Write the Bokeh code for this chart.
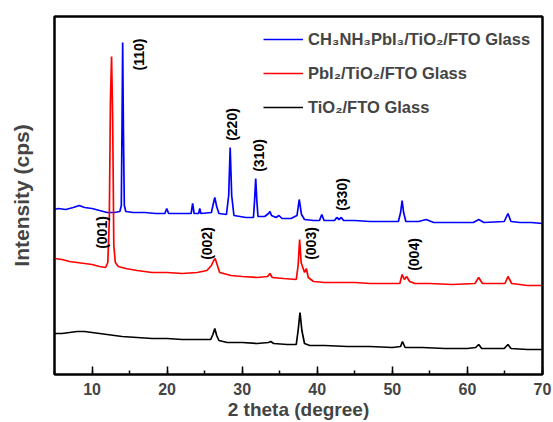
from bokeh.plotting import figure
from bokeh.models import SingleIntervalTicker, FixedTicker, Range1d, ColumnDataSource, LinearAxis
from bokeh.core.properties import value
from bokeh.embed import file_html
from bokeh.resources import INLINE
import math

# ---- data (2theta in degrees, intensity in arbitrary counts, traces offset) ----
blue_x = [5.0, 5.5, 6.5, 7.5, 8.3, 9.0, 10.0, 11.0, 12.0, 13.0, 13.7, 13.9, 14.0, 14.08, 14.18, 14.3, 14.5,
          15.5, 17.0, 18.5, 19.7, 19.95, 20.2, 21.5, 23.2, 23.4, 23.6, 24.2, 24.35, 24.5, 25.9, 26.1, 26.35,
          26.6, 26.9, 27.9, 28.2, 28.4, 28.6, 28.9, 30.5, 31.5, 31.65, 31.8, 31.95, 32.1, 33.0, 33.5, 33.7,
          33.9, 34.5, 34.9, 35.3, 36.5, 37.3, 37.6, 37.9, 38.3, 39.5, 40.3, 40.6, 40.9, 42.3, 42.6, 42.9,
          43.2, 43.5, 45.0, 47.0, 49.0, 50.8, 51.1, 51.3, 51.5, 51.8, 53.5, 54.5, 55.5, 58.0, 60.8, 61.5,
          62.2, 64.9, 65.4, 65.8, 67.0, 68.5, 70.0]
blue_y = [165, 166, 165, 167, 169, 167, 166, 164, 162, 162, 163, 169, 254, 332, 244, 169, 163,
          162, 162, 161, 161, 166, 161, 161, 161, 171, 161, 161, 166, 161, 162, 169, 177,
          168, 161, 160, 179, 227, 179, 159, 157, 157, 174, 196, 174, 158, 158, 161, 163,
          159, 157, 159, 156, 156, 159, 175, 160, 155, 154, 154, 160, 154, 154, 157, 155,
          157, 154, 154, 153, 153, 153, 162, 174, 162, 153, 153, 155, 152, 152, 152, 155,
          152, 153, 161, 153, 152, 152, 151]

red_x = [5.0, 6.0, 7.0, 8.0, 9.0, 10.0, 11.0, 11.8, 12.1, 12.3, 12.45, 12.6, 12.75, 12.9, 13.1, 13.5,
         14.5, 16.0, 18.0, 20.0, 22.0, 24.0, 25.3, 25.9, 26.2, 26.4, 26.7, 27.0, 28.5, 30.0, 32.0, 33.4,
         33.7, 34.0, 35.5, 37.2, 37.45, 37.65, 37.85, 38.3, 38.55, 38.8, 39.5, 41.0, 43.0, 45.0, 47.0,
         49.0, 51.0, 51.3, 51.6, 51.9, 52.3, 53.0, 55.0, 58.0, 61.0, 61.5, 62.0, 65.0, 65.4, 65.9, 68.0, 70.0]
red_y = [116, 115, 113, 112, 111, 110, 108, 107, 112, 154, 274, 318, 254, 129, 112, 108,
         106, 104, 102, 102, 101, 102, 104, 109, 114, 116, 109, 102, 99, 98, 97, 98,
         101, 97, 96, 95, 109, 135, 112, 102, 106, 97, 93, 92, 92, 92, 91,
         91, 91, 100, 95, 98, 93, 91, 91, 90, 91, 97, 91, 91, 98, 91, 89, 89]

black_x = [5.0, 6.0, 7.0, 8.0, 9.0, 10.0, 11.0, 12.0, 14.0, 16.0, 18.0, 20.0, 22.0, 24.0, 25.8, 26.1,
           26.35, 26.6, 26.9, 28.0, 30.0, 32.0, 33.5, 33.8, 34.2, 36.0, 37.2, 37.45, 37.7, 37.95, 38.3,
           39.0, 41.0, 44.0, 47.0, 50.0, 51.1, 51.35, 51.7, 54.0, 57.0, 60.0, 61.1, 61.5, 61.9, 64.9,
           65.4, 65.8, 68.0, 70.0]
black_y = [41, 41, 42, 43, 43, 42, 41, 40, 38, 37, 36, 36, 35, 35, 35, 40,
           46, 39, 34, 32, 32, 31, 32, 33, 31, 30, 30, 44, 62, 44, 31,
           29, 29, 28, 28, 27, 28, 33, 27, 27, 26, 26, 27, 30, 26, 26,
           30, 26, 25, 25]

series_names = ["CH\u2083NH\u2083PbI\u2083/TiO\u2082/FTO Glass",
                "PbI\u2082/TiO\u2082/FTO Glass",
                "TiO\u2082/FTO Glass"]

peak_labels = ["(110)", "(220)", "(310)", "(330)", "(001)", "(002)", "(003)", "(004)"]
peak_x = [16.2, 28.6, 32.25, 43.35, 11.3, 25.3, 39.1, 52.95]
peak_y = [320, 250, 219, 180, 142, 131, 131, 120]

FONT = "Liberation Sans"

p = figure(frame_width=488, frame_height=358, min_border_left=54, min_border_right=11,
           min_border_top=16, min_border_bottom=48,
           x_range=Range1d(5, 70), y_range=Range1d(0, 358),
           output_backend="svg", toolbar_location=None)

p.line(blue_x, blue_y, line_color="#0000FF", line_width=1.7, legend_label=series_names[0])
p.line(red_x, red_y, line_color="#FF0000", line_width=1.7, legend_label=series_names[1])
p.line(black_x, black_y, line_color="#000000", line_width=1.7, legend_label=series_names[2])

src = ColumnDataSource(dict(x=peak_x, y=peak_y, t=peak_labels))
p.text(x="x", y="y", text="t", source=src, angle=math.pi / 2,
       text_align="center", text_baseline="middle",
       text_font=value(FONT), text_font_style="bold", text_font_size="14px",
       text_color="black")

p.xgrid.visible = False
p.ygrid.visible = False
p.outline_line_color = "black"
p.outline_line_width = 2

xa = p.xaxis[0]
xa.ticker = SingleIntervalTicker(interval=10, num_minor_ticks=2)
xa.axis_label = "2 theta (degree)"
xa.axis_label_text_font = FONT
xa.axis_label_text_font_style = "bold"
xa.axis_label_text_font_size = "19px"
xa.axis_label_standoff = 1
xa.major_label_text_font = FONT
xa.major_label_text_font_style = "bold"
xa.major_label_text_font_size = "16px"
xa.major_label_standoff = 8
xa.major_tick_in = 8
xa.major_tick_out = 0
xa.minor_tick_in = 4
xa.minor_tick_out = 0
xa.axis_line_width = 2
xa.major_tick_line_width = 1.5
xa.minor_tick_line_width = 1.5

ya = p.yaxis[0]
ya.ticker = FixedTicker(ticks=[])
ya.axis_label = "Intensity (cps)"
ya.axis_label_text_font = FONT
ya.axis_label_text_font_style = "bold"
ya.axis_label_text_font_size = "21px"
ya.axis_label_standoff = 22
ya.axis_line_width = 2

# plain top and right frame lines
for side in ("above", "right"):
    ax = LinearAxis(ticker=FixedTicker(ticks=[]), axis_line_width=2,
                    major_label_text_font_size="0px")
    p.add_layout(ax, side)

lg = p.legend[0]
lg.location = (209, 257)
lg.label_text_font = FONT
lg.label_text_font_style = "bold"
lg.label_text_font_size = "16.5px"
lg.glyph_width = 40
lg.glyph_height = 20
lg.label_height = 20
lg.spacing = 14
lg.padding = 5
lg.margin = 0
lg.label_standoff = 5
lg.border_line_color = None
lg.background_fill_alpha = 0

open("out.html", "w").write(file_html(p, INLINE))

* * *

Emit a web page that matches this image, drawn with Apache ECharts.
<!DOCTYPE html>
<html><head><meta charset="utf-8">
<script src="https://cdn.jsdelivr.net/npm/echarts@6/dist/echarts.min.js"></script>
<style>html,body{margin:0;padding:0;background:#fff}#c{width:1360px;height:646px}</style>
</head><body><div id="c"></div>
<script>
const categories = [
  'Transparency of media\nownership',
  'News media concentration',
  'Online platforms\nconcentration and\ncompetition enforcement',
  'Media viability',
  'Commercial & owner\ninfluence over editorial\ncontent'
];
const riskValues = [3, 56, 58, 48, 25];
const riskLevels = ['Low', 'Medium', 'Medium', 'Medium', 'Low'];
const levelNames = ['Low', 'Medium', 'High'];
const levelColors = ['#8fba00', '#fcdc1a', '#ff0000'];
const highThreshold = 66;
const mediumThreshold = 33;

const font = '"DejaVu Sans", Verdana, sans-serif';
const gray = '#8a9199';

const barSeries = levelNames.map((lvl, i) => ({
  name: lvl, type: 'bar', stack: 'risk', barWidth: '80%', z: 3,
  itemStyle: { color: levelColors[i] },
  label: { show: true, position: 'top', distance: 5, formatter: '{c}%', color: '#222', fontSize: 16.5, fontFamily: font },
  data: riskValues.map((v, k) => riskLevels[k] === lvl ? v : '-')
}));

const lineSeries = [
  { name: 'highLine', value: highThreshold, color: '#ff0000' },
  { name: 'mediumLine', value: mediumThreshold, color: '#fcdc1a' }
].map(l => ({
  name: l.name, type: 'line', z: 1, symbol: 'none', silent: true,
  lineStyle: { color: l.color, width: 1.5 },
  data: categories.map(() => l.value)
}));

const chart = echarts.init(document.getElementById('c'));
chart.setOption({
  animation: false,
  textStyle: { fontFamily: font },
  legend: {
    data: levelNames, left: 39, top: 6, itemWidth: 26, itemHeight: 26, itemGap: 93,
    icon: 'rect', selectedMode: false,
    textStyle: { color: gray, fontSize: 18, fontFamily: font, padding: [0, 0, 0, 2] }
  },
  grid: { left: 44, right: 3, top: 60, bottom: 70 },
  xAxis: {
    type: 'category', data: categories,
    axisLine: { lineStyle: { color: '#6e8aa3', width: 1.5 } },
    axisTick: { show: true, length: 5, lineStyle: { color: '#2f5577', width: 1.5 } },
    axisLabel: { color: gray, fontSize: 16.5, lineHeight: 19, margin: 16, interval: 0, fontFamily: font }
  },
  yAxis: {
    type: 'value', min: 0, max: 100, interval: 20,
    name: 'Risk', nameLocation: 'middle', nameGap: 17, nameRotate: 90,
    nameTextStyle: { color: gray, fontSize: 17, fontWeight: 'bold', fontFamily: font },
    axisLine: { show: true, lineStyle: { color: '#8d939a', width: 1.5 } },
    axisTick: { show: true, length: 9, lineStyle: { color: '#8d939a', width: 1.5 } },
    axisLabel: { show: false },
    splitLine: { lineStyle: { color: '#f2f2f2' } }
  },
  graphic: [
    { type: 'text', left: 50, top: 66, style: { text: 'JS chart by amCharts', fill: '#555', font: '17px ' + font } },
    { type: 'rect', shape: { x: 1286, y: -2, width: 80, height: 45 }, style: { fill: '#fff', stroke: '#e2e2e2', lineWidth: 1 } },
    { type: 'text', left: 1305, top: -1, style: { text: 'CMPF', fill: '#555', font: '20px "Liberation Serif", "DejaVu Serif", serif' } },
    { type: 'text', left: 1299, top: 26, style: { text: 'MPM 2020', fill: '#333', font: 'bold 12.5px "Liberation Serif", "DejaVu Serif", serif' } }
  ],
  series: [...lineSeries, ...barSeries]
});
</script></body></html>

--

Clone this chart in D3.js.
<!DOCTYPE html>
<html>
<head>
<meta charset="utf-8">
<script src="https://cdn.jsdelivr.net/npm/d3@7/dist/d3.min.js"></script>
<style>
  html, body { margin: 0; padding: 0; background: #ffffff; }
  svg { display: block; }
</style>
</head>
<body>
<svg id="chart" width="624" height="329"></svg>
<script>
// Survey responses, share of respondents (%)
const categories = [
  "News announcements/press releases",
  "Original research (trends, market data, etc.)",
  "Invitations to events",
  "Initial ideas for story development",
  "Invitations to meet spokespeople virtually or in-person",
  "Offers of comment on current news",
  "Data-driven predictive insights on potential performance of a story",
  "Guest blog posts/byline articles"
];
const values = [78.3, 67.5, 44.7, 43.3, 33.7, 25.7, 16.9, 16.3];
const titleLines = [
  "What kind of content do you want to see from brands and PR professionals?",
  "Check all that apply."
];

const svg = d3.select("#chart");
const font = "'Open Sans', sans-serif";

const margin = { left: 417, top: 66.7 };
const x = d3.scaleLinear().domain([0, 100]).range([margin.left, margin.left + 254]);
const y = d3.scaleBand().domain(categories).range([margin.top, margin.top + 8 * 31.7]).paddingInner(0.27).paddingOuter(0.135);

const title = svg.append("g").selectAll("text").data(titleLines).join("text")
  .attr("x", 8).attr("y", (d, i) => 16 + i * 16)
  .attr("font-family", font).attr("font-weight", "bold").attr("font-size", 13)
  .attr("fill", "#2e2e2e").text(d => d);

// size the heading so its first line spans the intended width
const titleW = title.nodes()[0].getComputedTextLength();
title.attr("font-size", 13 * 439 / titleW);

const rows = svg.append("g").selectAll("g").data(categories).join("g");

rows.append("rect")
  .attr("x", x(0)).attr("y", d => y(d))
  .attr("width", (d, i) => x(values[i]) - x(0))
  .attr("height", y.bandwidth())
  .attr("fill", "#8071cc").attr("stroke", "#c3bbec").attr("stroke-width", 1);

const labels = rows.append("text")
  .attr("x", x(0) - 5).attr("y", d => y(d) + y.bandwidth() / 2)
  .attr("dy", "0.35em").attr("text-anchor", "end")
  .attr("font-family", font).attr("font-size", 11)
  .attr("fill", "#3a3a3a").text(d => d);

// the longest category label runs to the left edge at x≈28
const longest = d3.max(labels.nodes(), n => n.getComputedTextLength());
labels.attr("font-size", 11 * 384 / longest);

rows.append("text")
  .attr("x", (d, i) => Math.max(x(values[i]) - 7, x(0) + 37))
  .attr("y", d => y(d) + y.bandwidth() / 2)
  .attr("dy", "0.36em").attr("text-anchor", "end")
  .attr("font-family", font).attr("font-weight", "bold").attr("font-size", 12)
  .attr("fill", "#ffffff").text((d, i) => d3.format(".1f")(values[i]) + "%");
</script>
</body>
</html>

**Exercise requirements:** Take the lines above starting at the one containing "Write the Bokeh code for this chart." and ending at the one containing "import math", and print them again exactly, without pictures.

**Exercise result:**
Write the Bokeh code for this chart.
from bokeh.plotting import figure
from bokeh.models import SingleIntervalTicker, FixedTicker, Range1d, ColumnDataSource, LinearAxis
from bokeh.core.properties import value
from bokeh.embed import file_html
from bokeh.resources import INLINE
import math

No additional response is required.